→ Work to do: Nothing after the line with "0); context.lineTo(0, -l);" belongs in the copy; extract the lines below from the top through that line, pictures left out.

— Begin Recorded information —

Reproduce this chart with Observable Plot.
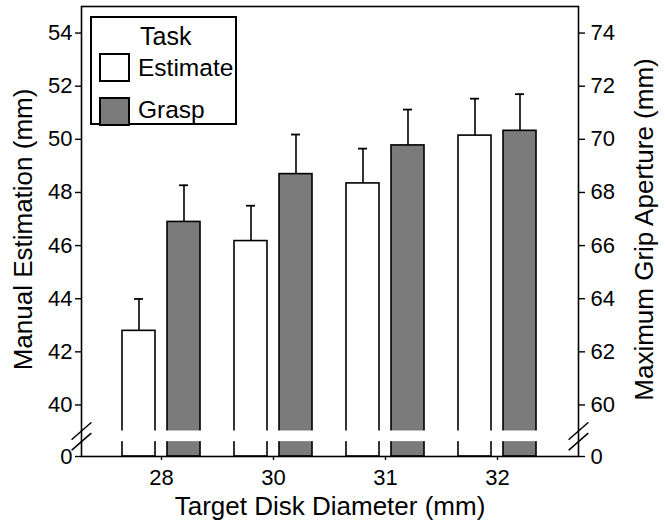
<!DOCTYPE html>
<html>
<head>
<meta charset="utf-8">
<script src="https://cdn.jsdelivr.net/npm/d3@7"></script>
<script src="https://cdn.jsdelivr.net/npm/@observablehq/plot@0.6"></script>
<style>
  html, body { margin: 0; padding: 0; background: white; }
  #wrap { position: relative; width: 665px; height: 523px; font-family: "Liberation Sans", Arial, sans-serif; }
  #legend { position: absolute; left: 90px; top: 16px; width: 143px; height: 105px; border: 2px solid black; background: white; }
  .sw { position: absolute; left: 7px; width: 27px; height: 25px; border: 2px solid black; }
  .lt { position: absolute; line-height: 1; color: black; white-space: nowrap; }
</style>
</head>
<body>
<div id="wrap"></div>
<script>
// ---- data ----
const diameters = ["28", "30", "31", "32"];
const estimateMean = [42.79, 46.17, 48.34, 50.14];   // Manual Estimation (mm)
const estimateSE   = [1.20, 1.33, 1.31, 1.39];
const graspMean    = [66.89, 68.69, 69.77, 70.32];   // Maximum Grip Aperture (mm)
const graspSE      = [1.38, 1.49, 1.35, 1.38];
const leftTicks  = [40, 42, 44, 46, 48, 50, 52, 54];
const rightTicks = [60, 62, 64, 66, 68, 70, 72, 74];
const axisOffset = 20;      // right axis = left axis + 20
const breakBase = 38.06;    // position of the "0" label on the broken axis
const breakGap = [38.62, 39.02];

const estimate = diameters.map((d, i) => ({d, v: estimateMean[i], hi: estimateMean[i] + estimateSE[i]}));
const grasp = diameters.map((d, i) => ({d, v: graspMean[i] - axisOffset, hi: graspMean[i] + graspSE[i] - axisOffset}));

const font = "'Liberation Sans', Arial, sans-serif";
const gray = "#7b7b7b";
const breakShape = {draw(context, l) { context.moveTo(0, 0); context.lineTo(0, -l); }};

const plot = Plot.plot({
  width: 665,
  height: 523,
  marginLeft: 81,
  marginRight: 87,
  marginTop: 6,
  marginBottom: 67,
  style: {fontFamily: font, fontSize: "22px", color: "black", background: "white", overflow: "visible"},
  x: {type: "band", domain: diameters, paddingInner: 0.3009, paddingOuter: 0.3496, axis: null},
  y: {domain: [breakBase, 55], axis: null},
  marks: [
    Plot.barY(estimate, {x: "d", y1: breakBase, y2: "v", fill: "white", stroke: "black", strokeWidth: 1.6, insetRight: 45}),
    Plot.barY(grasp, {x: "d", y1: breakBase, y2: "v", fill: gray, stroke: "black", strokeWidth: 1.6, insetLeft: 45}),
    Plot.ruleX(estimate, {x: "d", y1: "v", y2: "hi", dx: -22.5, stroke: "black", strokeWidth: 1.6}),
    Plot.ruleX(grasp, {x: "d", y1: "v", y2: "hi", dx: 22.5, stroke: "black", strokeWidth: 1.6}),
    Plot.tickY(estimate, {x: "d", y: "hi", insetLeft: 12, insetRight: 57, stroke: "black", strokeWidth: 1.8}),
    Plot.tickY(grasp, {x: "d", y: "hi", insetLeft: 57, insetRight: 12, stroke: "black", strokeWidth: 1.8}),
    Plot.rect([breakGap], {y1: d => d[0], y2: d => d[1], fill: "white"}),
    Plot.frame({stroke: "black", strokeWidth: 1.6}),
    Plot.axisY({anchor: "left", ticks: [breakBase, ...leftTicks], tickFormat: d => d === breakBase ? "0" : String(d),
      tickSize: 6, tickPadding: 3, label: null, fontSize: 22, strokeWidth: 1.4}),
    Plot.axisY({anchor: "right", ticks: [breakBase, ...leftTicks],
      tickFormat: d => d === breakBase ? "0" : String(rightTicks[leftTicks.indexOf(d)]),
      tickSize: 6, tickPadding: 6, label: null, fontSize: 22, strokeWidth: 1.4}),
    Plot.axisX({anchor: "bottom", tickSize: 4, tickPadding: 9, label: null, fontSize: 22, strokeWidth: 1.4}),
    Plot.vector(breakGap, {y: d => d, frameAnchor: "left", length: 25, rotate: 49, anchor: "middle", shape: breakShape, stroke: "black", strokeWidth: 1.5}),
    Plot.vector(breakGap, {y: d => d, frameAnchor: "right", length: 25, rotate: 49, anchor: "middle", shape: breakShape, stroke: "black", strokeWidth: 1.5}),
    Plot.text(["Manual Estimation (mm)"], {text: d => d, frameAnchor: "left", textAnchor: "middle", lineAnchor: "middle", rotate: -90, dx: -58, dy: -2, fontSize: 26, fill: "black"}),
    Plot.text(["Maximum Grip Aperture (mm)"], {text: d => d, frameAnchor: "right", textAnchor: "middle", lineAnchor: "middle", rotate: -90, dx: 66, dy: -2, fontSize: 26, fill: "black"}),
    Plot.text(["Target Disk Diameter (mm)"], {text: d => d, frameAnchor: "bottom", textAnchor: "middle", lineAnchor: "middle", dy: 50, fontSize: 26, fill: "black"})
  ]
});

const wrap = document.getElementById("wrap");
wrap.appendChild(plot);

// legend (drawn inside the plot frame, top-left)
const legend = document.createElement("div");
legend.id = "legend";
legend.innerHTML = `
  <div class="lt" style="left:48px; top:6px; font-size:25px;">Task</div>
  <div class="sw" style="top:35px; background:white;"></div>
  <div class="lt" style="left:46px; top:38px; font-size:24.5px;">Estimate</div>
  <div class="sw" style="top:79px; background:${gray};"></div>
  <div class="lt" style="left:46px; top:80px; font-size:24.5px;">Grasp</div>`;
wrap.appendChild(legend);
</script>
</body>
</html>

— End Recorded information —

→ Complete response:
Reproduce this chart with Observable Plot.
<!DOCTYPE html>
<html>
<head>
<meta charset="utf-8">
<script src="https://cdn.jsdelivr.net/npm/d3@7"></script>
<script src="https://cdn.jsdelivr.net/npm/@observablehq/plot@0.6"></script>
<style>
  html, body { margin: 0; padding: 0; background: white; }
  #wrap { position: relative; width: 665px; height: 523px; font-family: "Liberation Sans", Arial, sans-serif; }
  #legend { position: absolute; left: 90px; top: 16px; width: 143px; height: 105px; border: 2px solid black; background: white; }
  .sw { position: absolute; left: 7px; width: 27px; height: 25px; border: 2px solid black; }
  .lt { position: absolute; line-height: 1; color: black; white-space: nowrap; }
</style>
</head>
<body>
<div id="wrap"></div>
<script>
// ---- data ----
const diameters = ["28", "30", "31", "32"];
const estimateMean = [42.79, 46.17, 48.34, 50.14];   // Manual Estimation (mm)
const estimateSE   = [1.20, 1.33, 1.31, 1.39];
const graspMean    = [66.89, 68.69, 69.77, 70.32];   // Maximum Grip Aperture (mm)
const graspSE      = [1.38, 1.49, 1.35, 1.38];
const leftTicks  = [40, 42, 44, 46, 48, 50, 52, 54];
const rightTicks = [60, 62, 64, 66, 68, 70, 72, 74];
const axisOffset = 20;      // right axis = left axis + 20
const breakBase = 38.06;    // position of the "0" label on the broken axis
const breakGap = [38.62, 39.02];

const estimate = diameters.map((d, i) => ({d, v: estimateMean[i], hi: estimateMean[i] + estimateSE[i]}));
const grasp = diameters.map((d, i) => ({d, v: graspMean[i] - axisOffset, hi: graspMean[i] + graspSE[i] - axisOffset}));

const font = "'Liberation Sans', Arial, sans-serif";
const gray = "#7b7b7b";
const breakShape = {draw(context, l) { context.moveTo(0, 0); context.lineTo(0, -l); }};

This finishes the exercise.